Do Successful Working Moms Get Judged More?Madeline Holler
In her most recent piece, “Insult and Injury,” NY Times columnist Judith Warner writes of what she calls the “petty humiliations of motherhood” — when outsiders take it upon themselves to call out a mother on what they perceive to be less than optimal mom behavior.
One mom gets scolded for not reading the school handbook. Another, the mother of one of Warner’s daughter’s classmates, hints to the girl that Warner isn’t loving enough. Plus, obligatory excerpts from Ayelet Waldman’s Bad Mother book.
I read this column just hours after my own humiliating experience, when a librarian informed me that I didn’t have to roll my eyes behind my daughter’s back — that the girl only wanted to participate in the stacking of books on the counter. Of course I didn’t have to roll my eyes but … back in the stacks, did the librarian see the fires I was putting out back in the stacks? … wait, the point is I shouldn’t have to explain myself.
Anyway, I settled in for a nice “rah, rah” we’re-in-this-together moment with Warner and her buddies. Moms — no matter who were are or what we do — we’re behind a one-way mirror and everyone’s an eyewitness pointing fingers. So true! Except Warner doesn’t think we’re in this together. She thinks she, her buddies and other “accomplished” women are set apart.
From the NY Times:
I don’t know if accomplished women like my tablemates, or mothers like Waldman and me who have, let’s say, an unfortunate penchant for hyperbole, come in for a greater share of mommy slap-down moments. I suspect that highly successful working mothers suffer a disproportionate amount of scorn when they fail to have the time or available space on their mental hard drives to do things like memorize school handbooks or master Bundt baking.
Really? She went there? The working mom thing?

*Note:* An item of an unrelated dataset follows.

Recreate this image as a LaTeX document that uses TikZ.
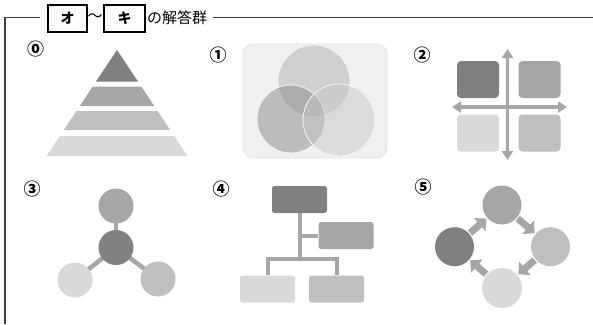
\documentclass[tikz,border=0pt]{standalone}
\usepackage{fontspec}
\newfontfamily\jp{Noto Sans CJK JP}
\usetikzlibrary{arrows.meta,backgrounds}
\definecolor{gA}{HTML}{808080}
\definecolor{gB}{HTML}{A6A6A6}
\definecolor{gC}{HTML}{BFBFBF}
\definecolor{gD}{HTML}{D9D9D9}
\tikzset{
  frameline/.style={draw=black!75, line width=1.2pt},
  ansbox/.style={draw, line width=2pt, minimum height=27pt, inner sep=0pt, font=\jp\bfseries\fontsize{14}{14}\selectfont},
  numlabel/.style={font=\jp\bfseries\fontsize{17}{17}\selectfont, inner sep=0pt},
  blob/.style={circle, inner sep=0pt, draw=none},
  orgbox/.style={rounded corners=2.5pt, minimum width=55pt, minimum height=27pt, inner sep=0pt, draw=none},
  quad/.style={rounded corners=4pt, minimum width=42pt, minimum height=37pt, inner sep=0pt, draw=none},
  link/.style={draw=gB, line width=4.5pt},
  quadarrow/.style={draw=gB, line width=3.5pt, {Triangle[width=11pt,length=9pt]}-{Triangle[width=11pt,length=9pt]}},
  blockarrow/.style={draw=gB, line width=7pt, -{Triangle[width=17pt,length=9pt]}, shorten <=1pt, shorten >=1pt},
  venn/.style={circle, inner sep=0pt, draw=white!92!gray, line width=0.8pt, fill opacity=0.5}
}
\begin{document}
\begin{tikzpicture}[x=1pt,y=-1pt]
\useasboundingbox (0,0) rectangle (593,324);
% ---------- header frame ----------
\node[ansbox, minimum width=39pt] (bo) at (67.5,18) {オ};
\node[ansbox, minimum width=41pt] (bk) at (124.5,18) {キ};
\node[inner sep=0pt, font=\jp\fontsize{15}{15}\selectfont] (tilde) at (95,18) {〜};
\node[inner sep=0pt, anchor=west, font=\jp\fontsize{15}{15}\selectfont] (ttl) at (147,18) {の解答群};
\coordinate (cbl) at (5,324);
\coordinate (ctl) at (5,17.5);
\coordinate (cl1) at (40,17.5);
\coordinate (cr1) at (213,17.5);
\coordinate (cr2) at (593,17.5);
\draw[frameline] (cbl) -- (ctl) -- (cl1);
\draw[frameline] (cr1) -- (cr2);
% ---------- labels ----------
\node[numlabel] (n0) at (35.5,49.5) {⓪};
\node[numlabel] (n1) at (218,55) {①};
\node[numlabel] (n2) at (422,55) {②};
\node[numlabel] (n3) at (32,189) {③};
\node[numlabel] (n4) at (221,189) {④};
\node[numlabel] (n5) at (423,187) {⑤};
% ---------- 0: pyramid ----------
\foreach \a/\b/\c in {50/81.7/gA, 86.7/106/gB, 111/130/gC, 136/156/gD}{
  \fill[\c] ({117-0.665*(\a-50)},\a) -- ({117+0.665*(\a-50)},\a) -- ({117+0.665*(\b-50)},\b) -- ({117-0.665*(\b-50)},\b) -- cycle;
}
% ---------- 1: venn ----------
\node[draw=black!10, fill=black!6, rounded corners=10pt, minimum width=144pt, minimum height=114pt, inner sep=0pt, line width=0.8pt] (vbg) at (315,101) {};
\node[venn, fill=black!30, minimum size=72pt] (vt) at (314,81) {};
\node[venn, fill=black!46, minimum size=68pt] (vl) at (291,119) {};
\node[venn, fill=black!22, minimum size=72pt] (vr) at (339,120) {};
% ---------- 2: quadrant ----------
\node[quad, fill=gA] (q1) at (478,79.5) {};
\node[quad, fill=gB] (q2) at (539.5,79.5) {};
\node[quad, fill=gD] (q3) at (478,133) {};
\node[quad, fill=gC] (q4) at (539.5,133) {};
\coordinate (qt) at (507.5,49);
\coordinate (qb) at (507.5,160);
\coordinate (ql) at (452,107);
\coordinate (qr) at (567,107);
\draw[quadarrow] (qt) -- (qb);
\draw[quadarrow] (ql) -- (qr);
% ---------- 3: hub ----------
\node[blob, fill=gB, minimum size=35pt] (h1) at (116,206) {};
\node[blob, fill=gA, minimum size=35pt] (h0) at (116,247.5) {};
\node[blob, fill=gD, minimum size=35pt] (h2) at (75,280) {};
\node[blob, fill=gC, minimum size=35pt] (h3) at (158,279) {};
\begin{scope}[on background layer]
\draw[link] (h0.center) -- (h1.center);
\draw[link] (h0.center) -- (h2.center);
\draw[link] (h0.center) -- (h3.center);
\end{scope}
% ---------- 4: org chart ----------
\node[orgbox, fill=gA] (o0) at (299.5,199.5) {};
\node[orgbox, fill=gB] (o1) at (346,235.5) {};
\node[orgbox, fill=gD] (o2) at (267.5,289) {};
\node[orgbox, fill=gC] (o3) at (336.5,289) {};
\coordinate (oj) at (299.5,259);
\begin{scope}[on background layer]
\draw[link, line width=4pt] (o0.south) -- (oj);
\draw[link, line width=4pt] (o1.west) -- (o1.west -| oj);
\draw[link, line width=4pt] (o2.north) |- (oj) -| (o3.north);
\end{scope}
% ---------- 5: cycle ----------
\node[blob, fill=gB, minimum size=39pt] (c1) at (502,205) {};
\node[blob, fill=gC, minimum size=39pt] (c2) at (550.5,246.7) {};
\node[blob, fill=gD, minimum size=40pt] (c3) at (502,288) {};
\node[blob, fill=gA, minimum size=39pt] (c4) at (454.5,246.7) {};
\draw[blockarrow] (c4) -- (c1);
\draw[blockarrow] (c1) -- (c2);
\draw[blockarrow] (c2) -- (c3);
\draw[blockarrow] (c3) -- (c4);
\end{tikzpicture}
\end{document}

From what she writes, does she think not-so-accomplished moms (read: stay-at-home moms, part-timers, mid-level managers) memorize school handbooks while waiting for a toothpick to come out clean from yet another just-baked, delicious Bundt cake?
Let me reassure Warner that those of us outside the “highly successful working mothers” group — the mediocre to incredibly unsuccessful working-or-not moms — we’re getting it from both barrels too. Not only do we fail to live up to the mothering expectations of librarians, school secretaries and bitchy mothers, but we also get to feel like crap among the “highly successful working mothers” who we suspect (now confirmed!) are categorizing us according to what we do (actually, what we don’t do).
Insult and injury, indeed!
While we’re at it, share your most recent “mommy slap-down moments.” That is, if you’re not too busy reviewing the new school handbook.